Drama nach dem Drama: Flugschreiber und das Cockpit-Tonband werden nicht sichergestellt
- Das Drama nach dem Drama: Der knapp zehnminütige Albtraum hat zunächst keine Folgen. Flugschreiber und das Cockpit-Tonband werden nicht sichergestellt, obwohl die Techniker die Gase, die die Maschine nach dem Abstellen warten, noch 15 Minuten lang feststellen und dies auf ins Cockpit geleitete Ausdünstungen der Enteisungsmittel zurückführen.
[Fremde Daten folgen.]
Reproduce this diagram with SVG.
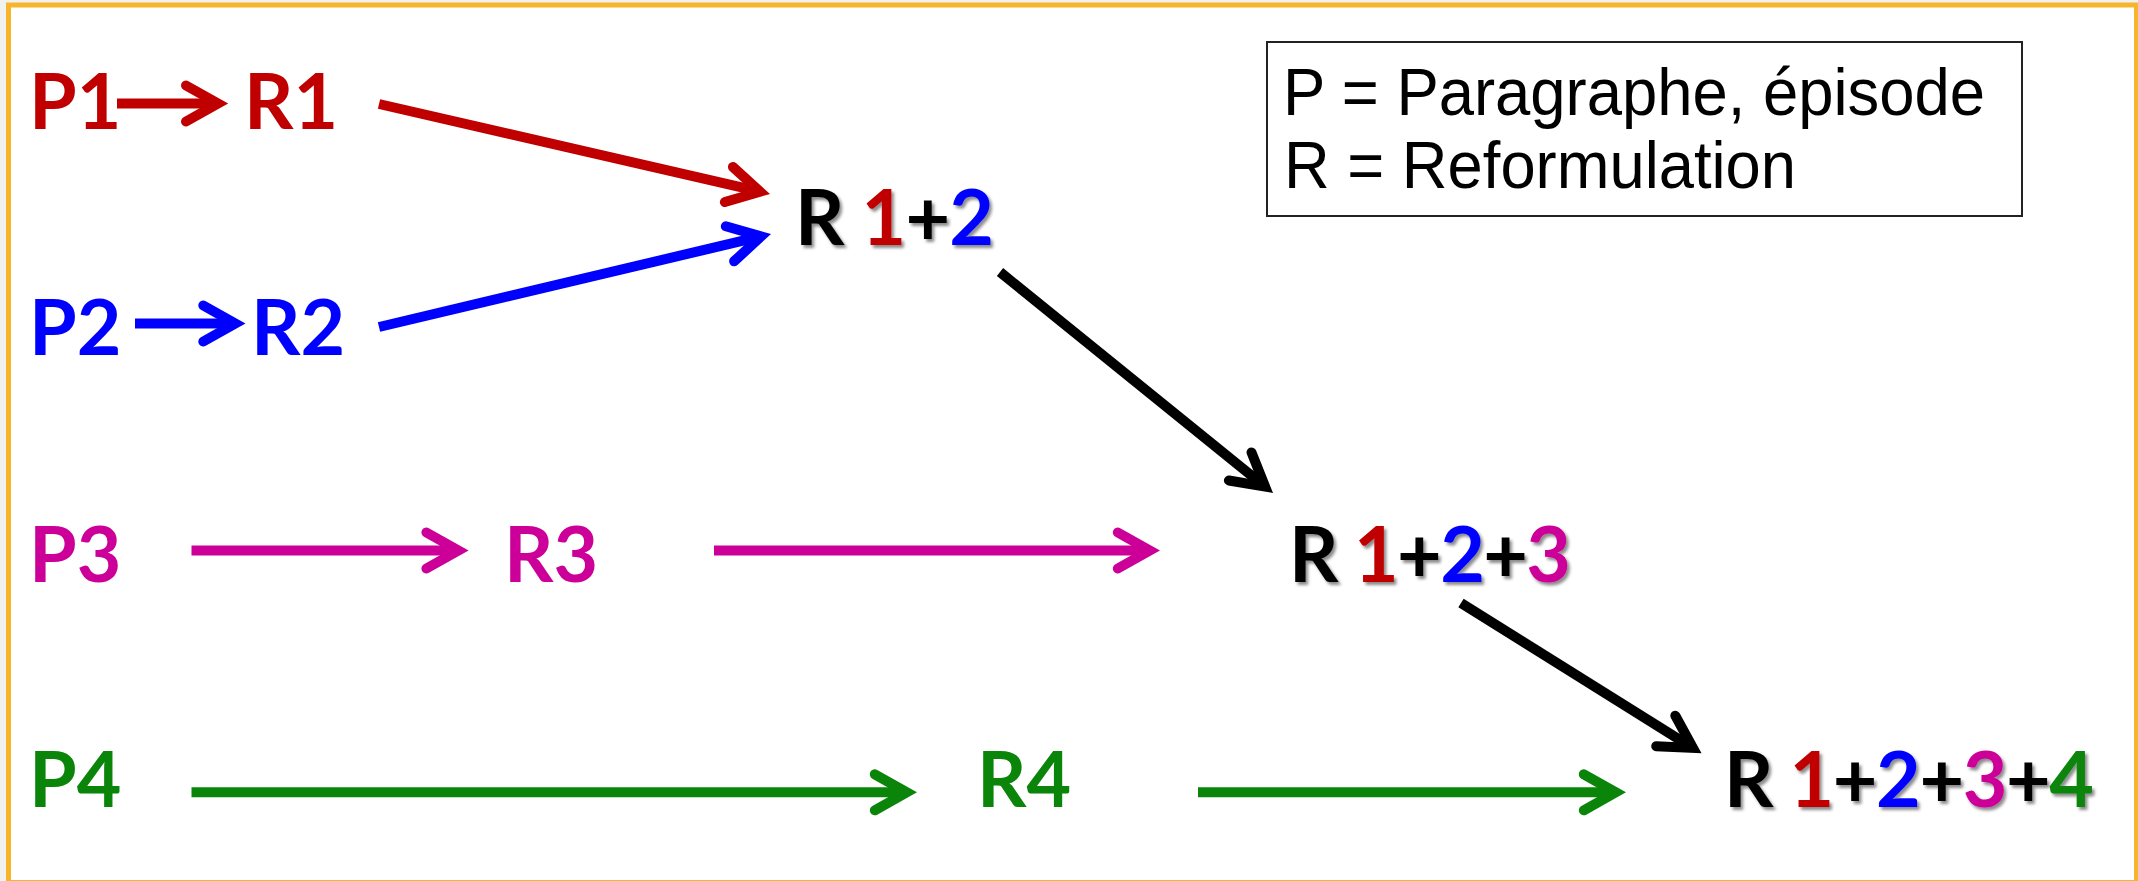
<svg xmlns="http://www.w3.org/2000/svg" width="2138" height="881" viewBox="0 0 2138 881">
  <style>
    .lbl { font-family: Lato, "Open Sans", "Liberation Sans", sans-serif; font-weight: 700; font-size: 77px; }
    .legend { font-family: "Liberation Sans", Arial, sans-serif; font-size: 66px; fill: #000; }
    .conn { fill: none; stroke-width: 10; stroke-linecap: butt; }
    .head { fill: none; stroke-width: 10; stroke-linecap: round; stroke-linejoin: miter; stroke-miterlimit: 10; }
    .red { fill: #C00000; } .blue { fill: #0000FF; } .mag { fill: #CC0099; } .grn { fill: #0A850A; } .blk { fill: #000; }
  </style>
  <defs>
    <filter id="shadow" x="-10%" y="-20%" width="130%" height="150%">
      <feDropShadow dx="2.5" dy="3" stdDeviation="1.6" flood-color="#000" flood-opacity="0.45"/>
    </filter>
    <marker id="ah-red" markerUnits="userSpaceOnUse" orient="auto" overflow="visible" markerWidth="1" markerHeight="1" refX="0" refY="0"><path class="head" stroke="#C00000" d="M-32,-18 L0,0 L-32,18"/></marker>
    <marker id="ah-blue" markerUnits="userSpaceOnUse" orient="auto" overflow="visible" markerWidth="1" markerHeight="1" refX="0" refY="0"><path class="head" stroke="#0000FF" d="M-32,-18 L0,0 L-32,18"/></marker>
    <marker id="ah-mag" markerUnits="userSpaceOnUse" orient="auto" overflow="visible" markerWidth="1" markerHeight="1" refX="0" refY="0"><path class="head" stroke="#CC0099" d="M-32,-18 L0,0 L-32,18"/></marker>
    <marker id="ah-grn" markerUnits="userSpaceOnUse" orient="auto" overflow="visible" markerWidth="1" markerHeight="1" refX="0" refY="0"><path class="head" stroke="#0A850A" d="M-32,-18 L0,0 L-32,18"/></marker>
    <marker id="ah-blk" markerUnits="userSpaceOnUse" orient="auto" overflow="visible" markerWidth="1" markerHeight="1" refX="0" refY="0"><path class="head" stroke="#000000" d="M-32,-18 L0,0 L-32,18"/></marker>
  </defs>

  <rect x="0" y="0" width="2138" height="881" fill="#F1F1EF"/>
  <rect x="8.5" y="5" width="2128" height="877.5" fill="#FFFFFF" stroke="#F7B52C" stroke-width="5"/>

  <g id="connectors">
    <line class="conn" stroke="#C00000" x1="117" y1="103.5" x2="218" y2="103.5" marker-end="url(#ah-red)"/>
    <line class="conn" stroke="#0000FF" x1="135" y1="323.5" x2="235.3" y2="323.5" marker-end="url(#ah-blue)"/>
    <line class="conn" stroke="#CC0099" x1="191.5" y1="550.5" x2="458.4" y2="550.5" marker-end="url(#ah-mag)"/>
    <line class="conn" stroke="#CC0099" x1="714" y1="550.5" x2="1149.8" y2="550.5" marker-end="url(#ah-mag)"/>
    <line class="conn" stroke="#0A850A" x1="191.5" y1="792.3" x2="906.8" y2="792.3" marker-end="url(#ah-grn)"/>
    <line class="conn" stroke="#0A850A" x1="1198" y1="792.3" x2="1615.8" y2="792.3" marker-end="url(#ah-grn)"/>
    <line class="conn" stroke="#C00000" x1="379" y1="104" x2="760.1" y2="191.7" marker-end="url(#ah-red)"/>
    <line class="conn" stroke="#0000FF" x1="379" y1="327" x2="761.1" y2="236.4" marker-end="url(#ah-blue)"/>
    <line class="conn" stroke="#000000" x1="1000" y1="272" x2="1265.1" y2="486.6" marker-end="url(#ah-blk)"/>
    <line class="conn" stroke="#000000" x1="1461" y1="603" x2="1692.9" y2="747.9" marker-end="url(#ah-blk)"/>
  </g>

  <g id="legend">
    <rect x="1267" y="42" width="755" height="174" fill="#FFFFFF" stroke="#222222" stroke-width="2"/>
    <text class="legend" x="1283" y="115" textLength="702" lengthAdjust="spacingAndGlyphs">P = Paragraphe, épisode</text>
    <text class="legend" x="1284" y="188" textLength="512" lengthAdjust="spacingAndGlyphs">R = Reformulation</text>
  </g>

  <g id="P1"><text class="lbl red" x="29" y="129">P1</text></g>
  <g id="R1"><text class="lbl red" x="244" y="129">R1</text></g>
  <g id="P2"><text class="lbl blue" x="29" y="355">P2</text></g>
  <g id="R2"><text class="lbl blue" x="251" y="355">R2</text></g>
  <g id="P3"><text class="lbl mag" x="29" y="582">P3</text></g>
  <g id="R3"><text class="lbl mag" x="504" y="582">R3</text></g>
  <g id="P4"><text class="lbl grn" x="29" y="807">P4</text></g>
  <g id="R4"><text class="lbl grn" x="977" y="807">R4</text></g>

  <g id="R12" filter="url(#shadow)">
    <text class="lbl blk" x="795" y="245" textLength="199"><tspan class="blk">R </tspan><tspan class="red">1</tspan><tspan class="blk">+</tspan><tspan class="blue">2</tspan></text>
  </g>
  <g id="R123" filter="url(#shadow)">
    <text class="lbl blk" x="1289" y="582" textLength="282"><tspan class="blk">R </tspan><tspan class="red">1</tspan><tspan class="blk">+</tspan><tspan class="blue">2</tspan><tspan class="blk">+</tspan><tspan class="mag">3</tspan></text>
  </g>
  <g id="R1234" filter="url(#shadow)">
    <text class="lbl blk" x="1724" y="807" textLength="370"><tspan class="blk">R </tspan><tspan class="red">1</tspan><tspan class="blk">+</tspan><tspan class="blue">2</tspan><tspan class="blk">+</tspan><tspan class="mag">3</tspan><tspan class="blk">+</tspan><tspan class="grn">4</tspan></text>
  </g>
</svg>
- 23.32 Uhr. Das Landesamt für Polizeiliche Dienste in Duisburg meldet per Fax an das BFU, dass der Airbus mit „Rauch im Cockpit“ gelandet sei, bei den Piloten gebe es den Verdacht auf Rauchgasintox (Vergiftung). Germanwings meldet den Vorfall erst am nächsten Tag auf einem Online-Formular. Der Wortlaut ist als Stellungnahme des Flugkapitäns überschrieben. Zwar ist von „starkem Unwohlsein“ des Kopiloten die Rede, aber viele Details des Vorfalls fehlen. Schließlich heißt es sogar: „Die Landung erfolgte ohne nennenswerte Vorkommnisse“. Auch Germanwings meldet, die Geruchsentwicklung sei auf die Enteisungsflüssigkeit zurückzuführen.
- Erst ein Jahr später, so schreibt die Unfalluntersuchung, seien ihr „weitere Informationen“ zugekommen. Sie habe dann die in solchen Fällen gesetzlich vorgeschriebene Untersuchung einleiten können. So erfahren die Experten auch davon, dass bei den Piloten der Sauerstoffgehalt im Blut während des Landeanflugs und danach extrem niedrig lag – konkret bei unter 80 Prozent. Die Besatzung des Rettungswagens hatte das festgestellt. Eine genauere „Blutanalyse wurde nicht durchgeführt“. Nach einem späteren Arztbesuch wird einer der beiden Flugzeugführer für sechs Monate dienstunfähig geschrieben.
Es ist nicht ausgeschlossen, dass der Vorfall im Dezember 2010 politische Folgen hat. In der Anhörung, die im November 2011 im Bundestag stattfand, fand die Forderung der Vereinigung Cockpit, wenigstens Sensoren in die Jets einzubauen, um Gasentwicklungen im Voraus zu entdecken, kein Gehör. Auch die Erwartung, dass Giftstoff-Filter eingebaut werden, wurde zurückgewiesen. Bislang seien die Fluggesellschaften einer umfassenden Untersuchung von Schadstoffen in der Innenluft von Flugzeugen aus dem Weg gegangen, hatte Cockpit-Sprecher Jörg Handwerg moniert. Airbus-Manager Andreas Bezold darauf: „Die Luft an Bord ist von einwandfreier Qualität“.